— TASK DESCRIPTION —
Copy from the first line below down to and including the line with "ns_b_level = [-41.7]". Skip the pictures.

— INFORMATION SUPPLIED —

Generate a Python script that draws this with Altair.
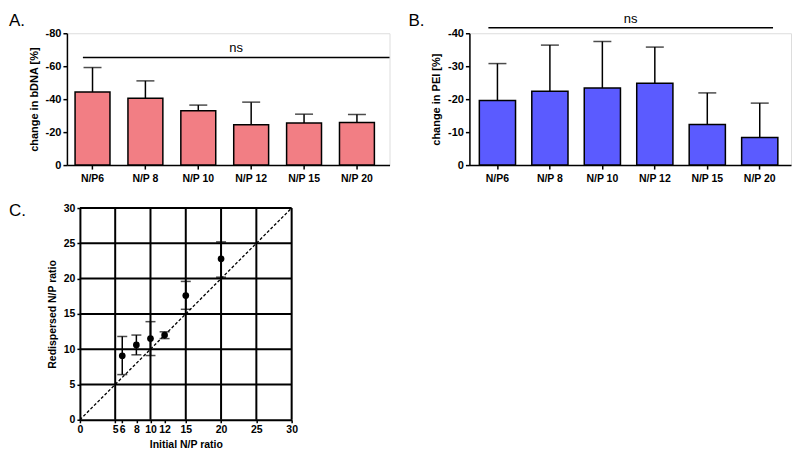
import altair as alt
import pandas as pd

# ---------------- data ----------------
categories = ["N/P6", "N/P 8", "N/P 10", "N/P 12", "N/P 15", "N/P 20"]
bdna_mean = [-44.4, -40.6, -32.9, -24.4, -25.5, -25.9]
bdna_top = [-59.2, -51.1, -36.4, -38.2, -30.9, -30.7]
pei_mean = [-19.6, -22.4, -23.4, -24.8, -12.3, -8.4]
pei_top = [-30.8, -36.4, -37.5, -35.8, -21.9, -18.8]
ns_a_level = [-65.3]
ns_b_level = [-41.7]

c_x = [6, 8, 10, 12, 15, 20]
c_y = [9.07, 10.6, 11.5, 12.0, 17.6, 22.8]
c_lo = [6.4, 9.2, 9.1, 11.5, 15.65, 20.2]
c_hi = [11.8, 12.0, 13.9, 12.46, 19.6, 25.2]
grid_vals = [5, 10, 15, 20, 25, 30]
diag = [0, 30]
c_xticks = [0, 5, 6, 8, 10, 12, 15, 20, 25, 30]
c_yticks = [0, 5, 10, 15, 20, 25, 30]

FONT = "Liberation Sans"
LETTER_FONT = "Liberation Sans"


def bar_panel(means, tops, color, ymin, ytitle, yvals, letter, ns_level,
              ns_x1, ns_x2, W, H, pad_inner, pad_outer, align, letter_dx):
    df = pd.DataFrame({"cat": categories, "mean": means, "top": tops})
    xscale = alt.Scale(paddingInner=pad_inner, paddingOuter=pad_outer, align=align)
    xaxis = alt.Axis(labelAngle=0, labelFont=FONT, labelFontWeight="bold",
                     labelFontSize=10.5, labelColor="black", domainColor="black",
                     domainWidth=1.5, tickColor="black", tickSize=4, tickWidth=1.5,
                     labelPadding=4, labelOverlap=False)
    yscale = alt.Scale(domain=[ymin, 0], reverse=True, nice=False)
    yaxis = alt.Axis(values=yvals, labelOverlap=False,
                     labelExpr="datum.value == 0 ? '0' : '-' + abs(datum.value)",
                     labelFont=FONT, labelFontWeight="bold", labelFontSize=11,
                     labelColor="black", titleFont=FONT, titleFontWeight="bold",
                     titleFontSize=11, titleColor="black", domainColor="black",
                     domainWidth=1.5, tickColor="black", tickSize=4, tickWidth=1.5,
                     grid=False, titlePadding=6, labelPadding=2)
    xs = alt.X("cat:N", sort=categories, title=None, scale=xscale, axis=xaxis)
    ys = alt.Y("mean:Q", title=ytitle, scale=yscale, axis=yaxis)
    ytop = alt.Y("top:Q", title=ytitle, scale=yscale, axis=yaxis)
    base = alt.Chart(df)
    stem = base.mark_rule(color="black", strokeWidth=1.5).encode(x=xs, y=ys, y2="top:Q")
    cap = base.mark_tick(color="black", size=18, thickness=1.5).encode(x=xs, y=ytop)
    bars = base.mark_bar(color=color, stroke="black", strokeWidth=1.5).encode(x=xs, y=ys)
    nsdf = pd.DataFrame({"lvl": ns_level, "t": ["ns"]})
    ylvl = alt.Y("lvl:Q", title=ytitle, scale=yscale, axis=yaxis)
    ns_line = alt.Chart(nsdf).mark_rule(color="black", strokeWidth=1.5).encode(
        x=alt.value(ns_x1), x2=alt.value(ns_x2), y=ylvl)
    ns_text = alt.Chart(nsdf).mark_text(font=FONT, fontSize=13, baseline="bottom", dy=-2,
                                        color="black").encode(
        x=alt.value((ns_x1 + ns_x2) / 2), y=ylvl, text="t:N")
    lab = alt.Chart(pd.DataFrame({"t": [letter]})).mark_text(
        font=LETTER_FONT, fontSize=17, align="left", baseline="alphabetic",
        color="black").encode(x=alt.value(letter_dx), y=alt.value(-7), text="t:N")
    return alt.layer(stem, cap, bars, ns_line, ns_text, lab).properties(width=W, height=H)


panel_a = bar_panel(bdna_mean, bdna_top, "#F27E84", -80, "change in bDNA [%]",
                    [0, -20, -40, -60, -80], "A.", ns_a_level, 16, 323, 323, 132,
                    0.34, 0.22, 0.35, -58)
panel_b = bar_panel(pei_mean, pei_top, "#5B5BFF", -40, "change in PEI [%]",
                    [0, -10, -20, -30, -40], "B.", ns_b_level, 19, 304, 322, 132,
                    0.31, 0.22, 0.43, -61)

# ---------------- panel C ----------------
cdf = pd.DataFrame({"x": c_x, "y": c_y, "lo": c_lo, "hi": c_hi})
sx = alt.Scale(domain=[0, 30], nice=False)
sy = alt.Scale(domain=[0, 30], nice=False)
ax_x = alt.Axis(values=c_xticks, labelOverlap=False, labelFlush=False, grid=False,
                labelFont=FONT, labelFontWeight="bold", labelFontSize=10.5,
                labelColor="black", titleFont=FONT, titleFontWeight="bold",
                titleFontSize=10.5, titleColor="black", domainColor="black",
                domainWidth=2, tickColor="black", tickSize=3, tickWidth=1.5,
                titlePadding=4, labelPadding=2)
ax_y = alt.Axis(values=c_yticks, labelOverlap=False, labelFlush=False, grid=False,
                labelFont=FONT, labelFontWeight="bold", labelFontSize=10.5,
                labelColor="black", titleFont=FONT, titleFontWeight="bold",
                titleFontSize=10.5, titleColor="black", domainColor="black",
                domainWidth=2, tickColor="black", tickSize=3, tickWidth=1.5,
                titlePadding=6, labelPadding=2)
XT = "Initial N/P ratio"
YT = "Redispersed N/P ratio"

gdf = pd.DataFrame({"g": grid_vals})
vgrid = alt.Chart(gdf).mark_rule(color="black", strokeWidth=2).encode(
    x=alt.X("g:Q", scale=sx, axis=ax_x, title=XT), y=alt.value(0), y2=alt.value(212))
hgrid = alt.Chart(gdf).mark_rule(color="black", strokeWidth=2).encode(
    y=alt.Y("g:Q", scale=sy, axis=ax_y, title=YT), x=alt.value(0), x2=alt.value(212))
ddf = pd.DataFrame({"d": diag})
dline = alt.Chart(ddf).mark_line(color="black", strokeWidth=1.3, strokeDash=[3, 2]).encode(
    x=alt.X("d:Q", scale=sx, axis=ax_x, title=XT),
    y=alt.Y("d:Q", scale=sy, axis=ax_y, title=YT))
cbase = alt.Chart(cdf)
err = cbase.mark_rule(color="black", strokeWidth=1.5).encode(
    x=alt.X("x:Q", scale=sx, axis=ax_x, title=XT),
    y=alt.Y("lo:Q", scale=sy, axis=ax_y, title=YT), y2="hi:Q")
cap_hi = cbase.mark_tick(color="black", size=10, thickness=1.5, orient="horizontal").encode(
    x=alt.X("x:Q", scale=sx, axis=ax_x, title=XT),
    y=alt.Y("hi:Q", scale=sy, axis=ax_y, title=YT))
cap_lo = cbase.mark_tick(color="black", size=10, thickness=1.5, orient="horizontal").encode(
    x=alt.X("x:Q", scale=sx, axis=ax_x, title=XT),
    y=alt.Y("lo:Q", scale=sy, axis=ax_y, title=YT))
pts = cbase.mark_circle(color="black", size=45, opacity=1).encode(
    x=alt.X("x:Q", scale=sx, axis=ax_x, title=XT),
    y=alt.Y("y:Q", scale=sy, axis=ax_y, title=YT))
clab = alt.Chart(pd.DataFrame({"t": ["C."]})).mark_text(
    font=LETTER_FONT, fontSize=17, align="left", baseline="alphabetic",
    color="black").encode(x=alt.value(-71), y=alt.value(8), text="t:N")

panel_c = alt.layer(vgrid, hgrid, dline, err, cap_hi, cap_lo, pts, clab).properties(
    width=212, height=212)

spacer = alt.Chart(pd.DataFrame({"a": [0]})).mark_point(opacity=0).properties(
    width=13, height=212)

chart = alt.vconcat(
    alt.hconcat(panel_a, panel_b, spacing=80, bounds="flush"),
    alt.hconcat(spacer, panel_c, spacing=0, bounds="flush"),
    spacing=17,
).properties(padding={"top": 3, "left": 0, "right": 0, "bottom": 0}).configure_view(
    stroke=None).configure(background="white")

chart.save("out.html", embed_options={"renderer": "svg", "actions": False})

— TASK RESULT —
Generate a Python script that draws this with Altair.
import altair as alt
import pandas as pd

# ---------------- data ----------------
categories = ["N/P6", "N/P 8", "N/P 10", "N/P 12", "N/P 15", "N/P 20"]
bdna_mean = [-44.4, -40.6, -32.9, -24.4, -25.5, -25.9]
bdna_top = [-59.2, -51.1, -36.4, -38.2, -30.9, -30.7]
pei_mean = [-19.6, -22.4, -23.4, -24.8, -12.3, -8.4]
pei_top = [-30.8, -36.4, -37.5, -35.8, -21.9, -18.8]
ns_a_level = [-65.3]
ns_b_level = [-41.7]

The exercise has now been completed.